The city most noticeable by its absence is Hull, which suffered more devastation per square mile than any other city in Britain, and this week local historians accused the BBC of putting celebrity before historical accuracy and ignoring the suffering of the nation’s most bomb-damaged city. Dr Robb Robinson, a historian at Hull University, was quoted as saying: “The city’s suffering is often forgotten. It is symptomatic of the approach the BBC in London has to the regions. It also seems to be confusing history with celebrity.” The bombing of Hull resulted in the deaths of 1,200 people with 95 per cent of the city’s housing damaged and 152,000 people left homeless. At the time the devastation of Hull, as with that of other cities, was classified so as to avoid giving succour to the enemy, with the full story only emerging in the 1970s.
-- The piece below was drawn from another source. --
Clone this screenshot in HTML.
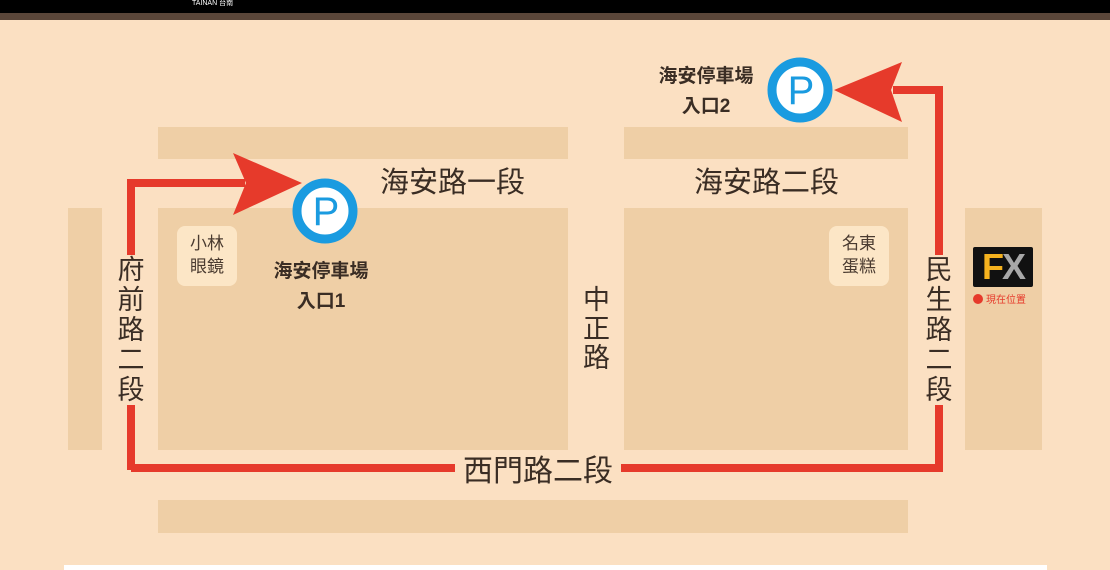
<!DOCTYPE html>
<html><head><meta charset="utf-8"><style>
body{margin:0;width:1110px;height:570px;overflow:hidden;background:#fbe0c2;position:relative;font-family:"Liberation Sans","Noto Sans CJK TC",sans-serif;color:#3a2d24}
.b{position:absolute;background:#efcfa6}
.t{position:absolute;white-space:nowrap;line-height:1}
.v{position:absolute;width:30px;text-align:center;font-size:27px;line-height:30px;background:#fbe0c2}
</style></head><body>
<div style="position:absolute;left:0;top:0;width:1110px;height:13px;background:#000"></div>
<div style="position:absolute;left:0;top:13px;width:1110px;height:7px;background:#5a4639"></div>
<div class="t" style="left:192px;top:0;font-size:7px;color:#fff">TAINAN 台南</div>
<div class="b" style="left:158px;top:127px;width:410px;height:32px"></div>
<div class="b" style="left:624px;top:127px;width:284px;height:32px"></div>
<div class="b" style="left:158px;top:208px;width:410px;height:242px"></div>
<div class="b" style="left:624px;top:208px;width:284px;height:242px"></div>
<div class="b" style="left:68px;top:208px;width:34px;height:242px"></div>
<div class="b" style="left:965px;top:208px;width:77px;height:242px"></div>
<div class="b" style="left:158px;top:500px;width:750px;height:33px"></div>
<div style="position:absolute;left:64px;top:565px;width:983px;height:5px;background:#fff"></div>
<svg style="position:absolute;left:0;top:0" width="1110" height="570">
<g fill="none" stroke="#e63a2b" stroke-width="8">
<polyline points="131,470 131,183 245,183"/>
<polyline points="131,468 939,468 939,90 893,90"/>
</g>
<polygon fill="#e63a2b" points="233,153 302,183 233,215 246,183"/>
<polygon fill="#e63a2b" points="902,62 834,90 902,122 891,90"/>
<circle cx="325" cy="211" r="28" fill="#fff" stroke="#1a9be0" stroke-width="9"/>
<circle cx="800" cy="90" r="28" fill="#fff" stroke="#1a9be0" stroke-width="9"/>
<text x="326" y="225" font-size="40" fill="#1a9be0" text-anchor="middle" font-family="Liberation Sans">P</text>
<text x="801" y="104" font-size="40" fill="#1a9be0" text-anchor="middle" font-family="Liberation Sans">P</text>
</svg>
<div class="v" style="left:116px;top:255px">府<br>前<br>路<br>二<br>段</div>
<div class="v" style="left:924px;top:255px">民<br>生<br>路<br>二<br>段</div>
<div class="t" style="left:583px;top:286px;font-size:27px;line-height:29px;text-align:center">中<br>正<br>路</div>
<div class="t" style="left:455px;top:457px;font-size:30px;padding:0 8px;background:#fbe0c2">西門路二段</div>
<div class="t" style="left:380px;top:169px;font-size:29px">海安路一段</div>
<div class="t" style="left:694px;top:169px;font-size:29px">海安路二段</div>
<div style="position:absolute;left:177px;top:226px;width:60px;height:60px;background:#fce6c6;border-radius:8px;font-size:17px;line-height:23px;text-align:center;padding-top:6px;box-sizing:border-box;color:#4a3b30">小林<br>眼鏡</div>
<div style="position:absolute;left:829px;top:226px;width:60px;height:60px;background:#fce6c6;border-radius:8px;font-size:17px;line-height:23px;text-align:center;padding-top:6px;box-sizing:border-box;color:#4a3b30">名東<br>蛋糕</div>
<div class="t" style="left:261px;top:257px;width:120px;text-align:center;font-size:19px;font-weight:bold;line-height:30px">海安停車場<br>入口1</div>
<div class="t" style="left:646px;top:62px;width:120px;text-align:center;font-size:19px;font-weight:bold;line-height:30px">海安停車場<br>入口2</div>
<div style="position:absolute;left:973px;top:247px;width:60px;height:40px;background:#111;border-radius:2px;font:bold 36px/40px 'Liberation Sans',sans-serif;text-align:center;letter-spacing:-2px"><span style="color:#f5b21e">F</span><span style="color:#a8a8a8">X</span></div>
<div class="t" style="left:973px;top:294px;font-size:10px;color:#e63a2b"><span style="display:inline-block;width:10px;height:10px;border-radius:50%;background:#e63a2b;vertical-align:-1px;margin-right:3px"></span>現在位置</div>
</body></html>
If Hull had a large enough celebrity then it might well have been picked as a BBC spokesperson appears to suggest: “To mark the anniversary of the Blitz the series sends famous faces around – and above – their home city to meet people who lived through the bombing. As such, cities were chosen because of the celebrities association with them… Although focusing on these particular cities, however, we hope the series as a whole does reflect the country’s experience during these years.”

The frustration felt by the residents of Hull is understandable as they believe the focus appears to have been on the availability of the celebrity, rather than the suitability of the city. The absence of Scotland from the series is also bound to upset “viewers in Scotland”, especially at a time when the BBC is anxious to bind up the wounds following last year’s referendum. Scotland had a suitable celebrity in the form of Kevin Bridges, a hugely popular comedian who is favourably compared to Billy Connolly and one whose home town of Clydebank suffered two devastating bombing raids over consecutive nights in March 1941.
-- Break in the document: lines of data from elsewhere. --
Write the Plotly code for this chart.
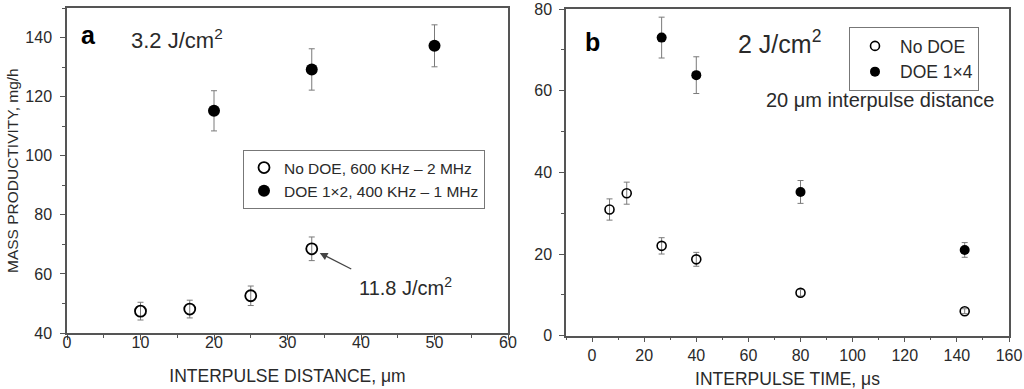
import plotly.graph_objects as go

# ---- Panel a data ----
a_nodoe_x = [10, 16.7, 25, 33.3]
a_nodoe_y = [47.4, 48.1, 52.6, 68.5]
a_nodoe_err = [3.0, 3.0, 3.3, 4.0]
a_doe_x = [20, 33.3, 50]
a_doe_y = [115.2, 129.2, 137.2]
a_doe_err = [6.8, 7.0, 7.1]

# ---- Panel b data ----
b_nodoe_x = [6.7, 13.3, 26.7, 40, 80, 143]
b_nodoe_y = [30.9, 34.9, 22.0, 18.7, 10.5, 6.0]
b_nodoe_err = [2.6, 2.7, 2.0, 1.7, 0.8, 0.6]
b_doe_x = [26.7, 40, 80, 143]
b_doe_y = [73.0, 63.8, 35.2, 21.0]
b_doe_err = [5.0, 4.5, 2.8, 1.8]

FONT = "Liberation Sans, Arial, sans-serif"
TXT = "#2a2a2a"
AX = "#555555"
ERR = "#7a7a7a"

fig = go.Figure()

def err(vals):
    return dict(type="data", array=vals, visible=True, color=ERR, thickness=1, width=3)

fig.add_trace(go.Scatter(x=a_nodoe_x, y=a_nodoe_y, mode="markers", name="No DOE, 600 KHz \u2013 2 MHz",
                         error_y=err(a_nodoe_err),
                         marker=dict(symbol="circle-open", size=11, color="black", line=dict(width=1.8)),
                         xaxis="x", yaxis="y", legend="legend"))
fig.add_trace(go.Scatter(x=a_doe_x, y=a_doe_y, mode="markers", name="DOE 1\u00d72, 400 KHz \u2013 1 MHz",
                         error_y=err(a_doe_err),
                         marker=dict(symbol="circle", size=12, color="black"),
                         xaxis="x", yaxis="y", legend="legend"))
fig.add_trace(go.Scatter(x=b_nodoe_x, y=b_nodoe_y, mode="markers", name="No DOE",
                         error_y=err(b_nodoe_err),
                         marker=dict(symbol="circle-open", size=9, color="black", line=dict(width=1.6)),
                         xaxis="x2", yaxis="y2", legend="legend2"))
fig.add_trace(go.Scatter(x=b_doe_x, y=b_doe_y, mode="markers", name="DOE 1\u00d74",
                         error_y=err(b_doe_err),
                         marker=dict(symbol="circle", size=10, color="black"),
                         xaxis="x2", yaxis="y2", legend="legend2"))

tickfont = dict(family=FONT, size=16, color=TXT)

def main_axis(rng, dtick, mdtick, domain, anchor, title, tsize, standoff, lstand):
    return dict(range=rng, domain=domain, anchor=anchor, dtick=dtick, tick0=0, automargin=False,
                showgrid=False, zeroline=False, showline=True, linecolor=AX, linewidth=1.5,
                mirror=True, ticks="outside", ticklen=5, tickwidth=1.2, tickcolor=AX,
                minor=dict(dtick=mdtick, ticks="outside", ticklen=3, tickwidth=1, tickcolor=AX, showgrid=False),
                tickfont=tickfont, ticklabelstandoff=lstand,
                title=dict(text=title, font=dict(family=FONT, size=tsize, color=TXT), standoff=standoff))

def mirror_axis(rng, dtick, mdtick, domain, anchor, overlaying, side):
    return dict(range=rng, domain=domain, anchor=anchor, overlaying=overlaying, side=side,
                automargin=False,
                dtick=dtick, tick0=0, showgrid=False, zeroline=False, showline=False,
                ticks="inside", ticklen=5, tickwidth=1.2, tickcolor=AX, showticklabels=False,
                minor=dict(dtick=mdtick, ticks="inside", ticklen=3, tickwidth=1, tickcolor=AX, showgrid=False))

W, H = 1024, 389
xa_dom = [67 / W, 508 / W]
ya_dom = [1 - 333 / H, 1 - 8 / H]
xb_dom = [566 / W, 1009 / W]
yb_dom = [1 - 335.7 / H, 1 - 9 / H]

fig.update_layout(
    width=W, height=H,
    margin=dict(l=0, r=0, t=0, b=0, autoexpand=False),
    paper_bgcolor="white", plot_bgcolor="white",
    font=dict(family=FONT, color=TXT),
    showlegend=True,
    xaxis=main_axis([0, 60], 10, 5, xa_dom, "y", "INTERPULSE DISTANCE, \u03bcm", 17.5, 20, -11),
    yaxis=main_axis([40, 150], 20, 10, ya_dom, "x", "", 15.5, 9, 5),
    xaxis2=main_axis([-10, 160], 20, 10, xb_dom, "y2", "INTERPULSE TIME, \u03bcs", 17.5, 10, -1),
    yaxis2=main_axis([0, 80], 20, 10, yb_dom, "x2", "", 15.5, 8, 4),
    xaxis3=mirror_axis([0, 60], 10, 5, xa_dom, "y", "x", "top"),
    yaxis3=mirror_axis([40, 150], 20, 10, ya_dom, "x", "y", "right"),
    xaxis4=mirror_axis([-10, 160], 20, 10, xb_dom, "y2", "x2", "top"),
    yaxis4=mirror_axis([0, 80], 20, 10, yb_dom, "x2", "y2", "right"),
    legend=dict(x=243 / W, y=1 - 150 / H, xanchor="left", yanchor="top", bgcolor="white",
                bordercolor="#777", borderwidth=1, font=dict(family=FONT, size=15.5, color=TXT),
                tracegroupgap=0, itemclick=False),
    legend2=dict(x=849 / W, y=1 - 27 / H, xanchor="left", yanchor="top", bgcolor="white",
                 bordercolor="#777", borderwidth=1, font=dict(family=FONT, size=17.5, color=TXT),
                 tracegroupgap=0, itemclick=False, itemwidth=40),
)

def label(text, xref, yref, x, y, size, color=TXT, angle=0):
    return dict(text=text, xref=xref, yref=yref, x=x, y=y, xanchor="center", yanchor="middle",
                textangle=angle, showarrow=False, font=dict(family=FONT, size=size, color=color))

ann = [
    label("MASS PRODUCTIVITY, mg/h", "paper", "y domain", 12.5 / W, 0.5, 15.5, angle=-90),
    label("<b>a</b>", "x domain", "y domain", 0.048, 0.917, 25, "black"),
    label("3.2 J/cm<sup>2</sup>", "x domain", "y domain", 0.25, 0.905, 22),
    label("11.8 J/cm<sup>2</sup>", "x", "y", 46, 55.6, 20),
    dict(text="", xref="x", yref="y", x=a_nodoe_x[3], y=a_nodoe_y[3], ax=41, ay=21,
         showarrow=True, arrowhead=2, arrowsize=1.2, arrowwidth=1.3, arrowcolor="#444", standoff=9),
    label("<b>b</b>", "x2 domain", "y2 domain", 0.059, 0.898, 25, "black"),
    label("2 J/cm<sup>2</sup>", "x2 domain", "y2 domain", 0.483, 0.9, 25),
    label("20 \u03bcm interpulse distance", "x2 domain", "y2 domain", 0.709, 0.72, 20),
]
fig.update_layout(annotations=ann)

fig.write_html("out.html", config={"displayModeBar": False},
               post_script="document.body.style.margin='0px';document.body.style.padding='0px';")
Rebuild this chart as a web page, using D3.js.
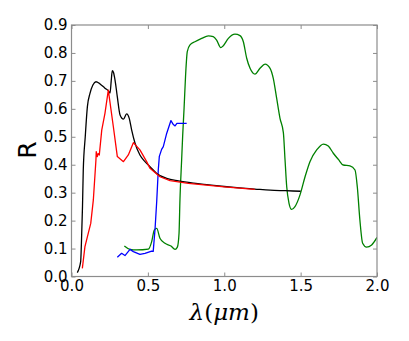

I would have liked to have seen Kevin Bridges, who has a warm and engaging manner perfect for TV presentation, educate a new generation of viewers on the horrors of the Clydebank Blitz.

As the town, just outside Glasgow, was home to both John Brown’s shipyard and the Beardsmore Diesel works, it was a prime target for the Luftwaffe bombers who wanted to disrupt Allied shipping. On the evenings of 13 and 14 March 1941, hundreds of German bombers filled the night sky and began dropping thousands of high explosive and incendiary bombs.
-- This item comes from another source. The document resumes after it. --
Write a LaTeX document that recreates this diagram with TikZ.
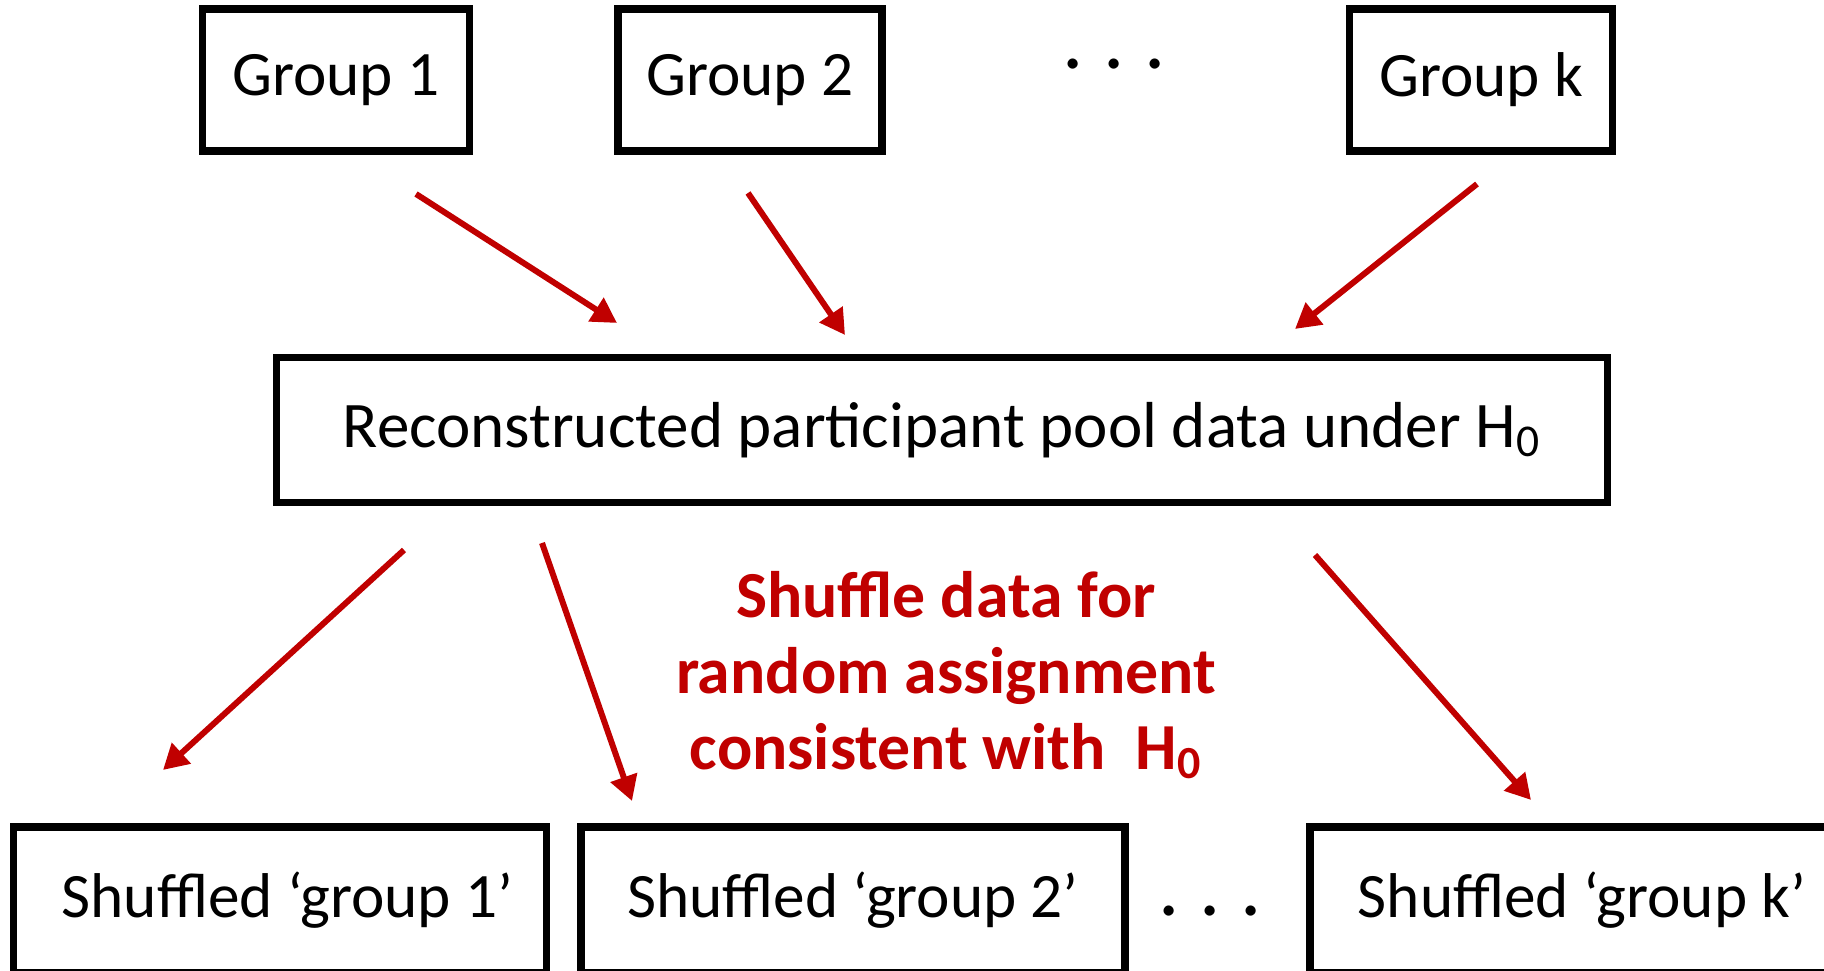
\documentclass[tikz,border=0pt]{standalone}
\usepackage{fontspec}
\setmainfont{Carlito}
\usetikzlibrary{arrows.meta, positioning}
\definecolor{SHUFred}{RGB}{192,0,0}

\begin{document}
\begin{tikzpicture}[
    grpbox/.style={draw, line width=2.2pt, minimum height=1.42cm, inner sep=0pt,
      font=\fontsize{18}{21}\selectfont},
    dotrow/.style={anchor=base, inner sep=0pt, font=\fontsize{24}{24}\selectfont},
    redarrow/.style={SHUFred, line width=1.7pt, -{Triangle[length=0.25cm,width=0.27cm]}}]
  \useasboundingbox (0,0) rectangle (18.24,9.71);
  % top row
  \node[grpbox, minimum width=2.67cm] (g1) at (3.36,8.91) {Group 1};
  \node[grpbox, minimum width=2.64cm] (g2) at (7.50,8.91) {Group 2};
  \node[grpbox, minimum width=2.63cm] (gk) at (14.81,8.91) {Group k};
  \node[dotrow] (topdots) at (11.14,9.02) {.\hspace{0.197cm}.\hspace{0.197cm}.};
  % pool
  \node[grpbox, minimum width=13.31cm, minimum height=1.45cm, font=\fontsize{18.5}{21}\selectfont] (pool) at (9.42,5.41)
    {Reconstructed participant pool data under H\textsubscript{0}};
  \node[SHUFred, align=center, font=\bfseries\fontsize{18.7}{21.6}\selectfont] (shuf) at (9.46,2.96)
    {Shuffle data for\\random assignment\\consistent with\ \ H\textsubscript{0}};
  % bottom row
  \node[grpbox, minimum width=5.33cm, minimum height=1.46cm] (s1) at (2.80,0.71) {\hspace{0.15cm}Shuffled ‘group 1’};
  \node[grpbox, minimum width=5.44cm, minimum height=1.46cm] (s2) at (8.53,0.71) {Shuffled ‘group 2’};
  \node[grpbox, minimum width=5.44cm, minimum height=1.46cm] (sk) at (15.82,0.71) {Shuffled ‘group k’};
  \node[dotrow] (botdots) at (12.10,0.55) {.\hspace{0.197cm}.\hspace{0.197cm}.};
  % arrow ends
  \coordinate (a1) at (4.16,7.77);  \coordinate (b1) at (6.17,6.48);
  \coordinate (a2) at (7.48,7.78);  \coordinate (b2) at (8.45,6.36);
  \coordinate (a3) at (14.77,7.87); \coordinate (b3) at (12.95,6.42);
  \coordinate (a4) at (4.04,4.21);  \coordinate (b4) at (1.63,2.01);
  \coordinate (a5) at (5.42,4.28);  \coordinate (b5) at (6.32,1.70);
  \coordinate (a6) at (13.15,4.16); \coordinate (b6) at (15.31,1.71);
  \foreach \i in {1,...,6}{
    \draw[redarrow] (a\i) -- (b\i);}
\end{tikzpicture}
\end{document}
As one eye witness recalled: “I heard the siren and we ran from the hospital to get to the shelter. It was like daylight. They were dropping flares. I couldn’t believe it. They were so low I could see the crosses on their wings. And the noise. I’ve never seen so many aeroplanes. They passed overhead and within minutes we could see the red glow above Clydebank.”

Over those two terrible nights 528 men, women and children were killed with 700 injured and tens of thousands left homeless in what Les Taylor, in his book Luftwaffe Over Scotland, described as “the most cataclysmic event” in Scotland during the Second World War. Nearly every home in the town was either damaged or destroyed, a giant bomb crater 30 feet wide and 20 feet deep damaged the water supply severely hampering the overwhelmed fire brigade. The memory of one witness captures the horror: “I saw a little girl standing at an upstairs window. She was about seven years of age. The house was blazing. I had been doing things, helping. There was no way I could get to her. The room caved in and she disappeared. Seeing that changed my life.”

Four years ago the events of the Clydebank Blitz were rescued from the fog of war by the diligent research and eloquent writing of John McLeod, who published the most moving and detailed account of the bombing in his book River of Fire. Yet very few books, even best-sellers, can attract and inform as many people as a television documentary, especially one fronted by a popular celebrity who, despite the mutterings of historians, can fulfil an important service and act as a human search-light guiding the unfamiliar to a sad and bloody moment in contemporary Scottish history.